__Dataset excerpt__.
+ + +

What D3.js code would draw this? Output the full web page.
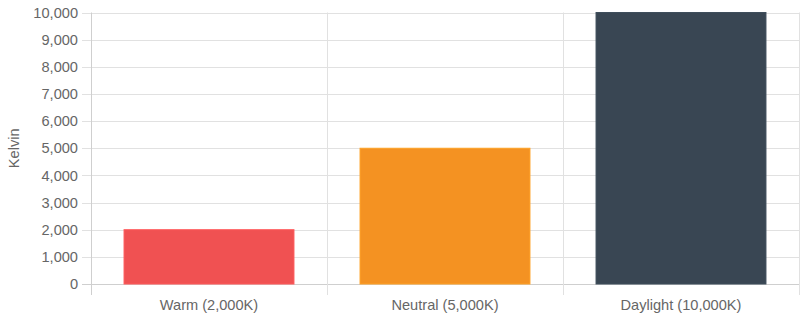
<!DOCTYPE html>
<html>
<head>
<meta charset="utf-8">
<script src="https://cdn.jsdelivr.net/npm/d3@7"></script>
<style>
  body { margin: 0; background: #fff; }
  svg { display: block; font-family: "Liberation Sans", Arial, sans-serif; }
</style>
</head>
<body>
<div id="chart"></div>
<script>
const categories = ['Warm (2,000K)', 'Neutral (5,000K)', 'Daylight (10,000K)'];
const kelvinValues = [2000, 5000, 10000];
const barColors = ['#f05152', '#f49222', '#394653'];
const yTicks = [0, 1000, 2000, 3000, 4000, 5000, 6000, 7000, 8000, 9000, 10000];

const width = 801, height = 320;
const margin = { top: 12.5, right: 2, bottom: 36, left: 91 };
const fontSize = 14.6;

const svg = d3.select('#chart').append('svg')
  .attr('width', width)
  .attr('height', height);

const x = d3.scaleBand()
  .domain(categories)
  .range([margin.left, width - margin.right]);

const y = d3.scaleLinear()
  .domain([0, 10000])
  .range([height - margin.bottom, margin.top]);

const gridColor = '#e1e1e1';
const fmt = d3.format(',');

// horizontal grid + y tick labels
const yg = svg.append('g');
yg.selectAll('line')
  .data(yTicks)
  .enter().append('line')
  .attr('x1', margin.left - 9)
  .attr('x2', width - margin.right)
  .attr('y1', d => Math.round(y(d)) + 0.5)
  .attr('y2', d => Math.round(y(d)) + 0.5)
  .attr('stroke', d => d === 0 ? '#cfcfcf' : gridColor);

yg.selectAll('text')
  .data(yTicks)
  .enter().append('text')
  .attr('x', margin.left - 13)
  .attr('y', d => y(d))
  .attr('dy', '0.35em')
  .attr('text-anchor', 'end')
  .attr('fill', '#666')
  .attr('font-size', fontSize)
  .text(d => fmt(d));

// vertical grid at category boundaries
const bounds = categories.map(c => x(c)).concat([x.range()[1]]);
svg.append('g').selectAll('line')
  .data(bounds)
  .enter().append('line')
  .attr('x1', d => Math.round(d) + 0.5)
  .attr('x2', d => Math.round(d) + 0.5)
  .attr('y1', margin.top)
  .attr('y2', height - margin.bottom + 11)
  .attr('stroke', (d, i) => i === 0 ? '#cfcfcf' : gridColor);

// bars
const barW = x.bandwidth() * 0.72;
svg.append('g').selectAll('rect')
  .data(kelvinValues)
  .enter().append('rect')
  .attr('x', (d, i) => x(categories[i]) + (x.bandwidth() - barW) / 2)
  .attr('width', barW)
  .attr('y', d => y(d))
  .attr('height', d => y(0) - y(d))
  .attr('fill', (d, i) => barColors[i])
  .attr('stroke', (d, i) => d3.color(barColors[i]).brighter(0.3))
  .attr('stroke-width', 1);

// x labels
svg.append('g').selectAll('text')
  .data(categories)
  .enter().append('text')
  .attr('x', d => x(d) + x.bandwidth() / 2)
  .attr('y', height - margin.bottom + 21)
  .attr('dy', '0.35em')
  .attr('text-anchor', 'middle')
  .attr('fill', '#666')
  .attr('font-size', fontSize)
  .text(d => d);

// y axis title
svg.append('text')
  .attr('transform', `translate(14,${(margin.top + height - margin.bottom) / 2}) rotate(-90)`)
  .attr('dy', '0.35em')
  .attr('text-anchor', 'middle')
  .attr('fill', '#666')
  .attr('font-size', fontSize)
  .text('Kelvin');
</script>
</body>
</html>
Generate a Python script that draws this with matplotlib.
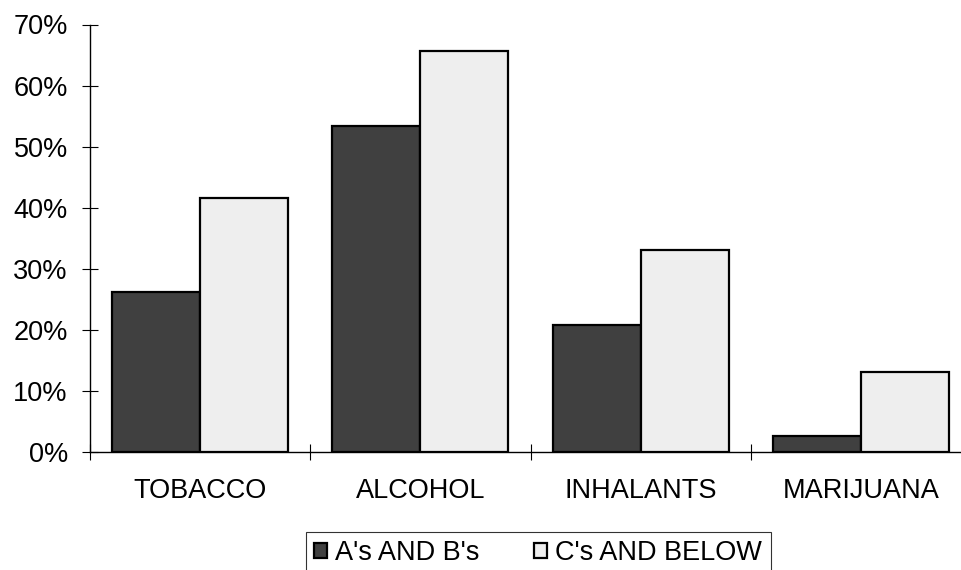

+ + +

__Exercise description__. Quote every record above exactly, leaving out any pictures.

__Result below__.
What D3.js code would draw this? Output the full web page.
<!DOCTYPE html>
<html>
<head>
<meta charset="utf-8">
<script src="https://cdn.jsdelivr.net/npm/d3@7"></script>
<style>
  body { margin: 0; background: #fff; }
  svg { display: block; font-family: "Liberation Sans", Arial, sans-serif; }
</style>
</head>
<body>
<div id="chart"></div>
<script>
const categories = ['Warm (2,000K)', 'Neutral (5,000K)', 'Daylight (10,000K)'];
const kelvinValues = [2000, 5000, 10000];
const barColors = ['#f05152', '#f49222', '#394653'];
const yTicks = [0, 1000, 2000, 3000, 4000, 5000, 6000, 7000, 8000, 9000, 10000];

const width = 801, height = 320;
const margin = { top: 12.5, right: 2, bottom: 36, left: 91 };
const fontSize = 14.6;

const svg = d3.select('#chart').append('svg')
  .attr('width', width)
  .attr('height', height);

const x = d3.scaleBand()
  .domain(categories)
  .range([margin.left, width - margin.right]);

const y = d3.scaleLinear()
  .domain([0, 10000])
  .range([height - margin.bottom, margin.top]);

const gridColor = '#e1e1e1';
const fmt = d3.format(',');

// horizontal grid + y tick labels
const yg = svg.append('g');
yg.selectAll('line')
  .data(yTicks)
  .enter().append('line')
  .attr('x1', margin.left - 9)
  .attr('x2', width - margin.right)
  .attr('y1', d => Math.round(y(d)) + 0.5)
  .attr('y2', d => Math.round(y(d)) + 0.5)
  .attr('stroke', d => d === 0 ? '#cfcfcf' : gridColor);

yg.selectAll('text')
  .data(yTicks)
  .enter().append('text')
  .attr('x', margin.left - 13)
  .attr('y', d => y(d))
  .attr('dy', '0.35em')
  .attr('text-anchor', 'end')
  .attr('fill', '#666')
  .attr('font-size', fontSize)
  .text(d => fmt(d));

// vertical grid at category boundaries
const bounds = categories.map(c => x(c)).concat([x.range()[1]]);
svg.append('g').selectAll('line')
  .data(bounds)
  .enter().append('line')
  .attr('x1', d => Math.round(d) + 0.5)
  .attr('x2', d => Math.round(d) + 0.5)
  .attr('y1', margin.top)
  .attr('y2', height - margin.bottom + 11)
  .attr('stroke', (d, i) => i === 0 ? '#cfcfcf' : gridColor);

// bars
const barW = x.bandwidth() * 0.72;
svg.append('g').selectAll('rect')
  .data(kelvinValues)
  .enter().append('rect')
  .attr('x', (d, i) => x(categories[i]) + (x.bandwidth() - barW) / 2)
  .attr('width', barW)
  .attr('y', d => y(d))
  .attr('height', d => y(0) - y(d))
  .attr('fill', (d, i) => barColors[i])
  .attr('stroke', (d, i) => d3.color(barColors[i]).brighter(0.3))
  .attr('stroke-width', 1);

// x labels
svg.append('g').selectAll('text')
  .data(categories)
  .enter().append('text')
  .attr('x', d => x(d) + x.bandwidth() / 2)
  .attr('y', height - margin.bottom + 21)
  .attr('dy', '0.35em')
  .attr('text-anchor', 'middle')
  .attr('fill', '#666')
  .attr('font-size', fontSize)
  .text(d => d);

// y axis title
svg.append('text')
  .attr('transform', `translate(14,${(margin.top + height - margin.bottom) / 2}) rotate(-90)`)
  .attr('dy', '0.35em')
  .attr('text-anchor', 'middle')
  .attr('fill', '#666')
  .attr('font-size', fontSize)
  .text('Kelvin');
</script>
</body>
</html>
Generate a Python script that draws this with matplotlib.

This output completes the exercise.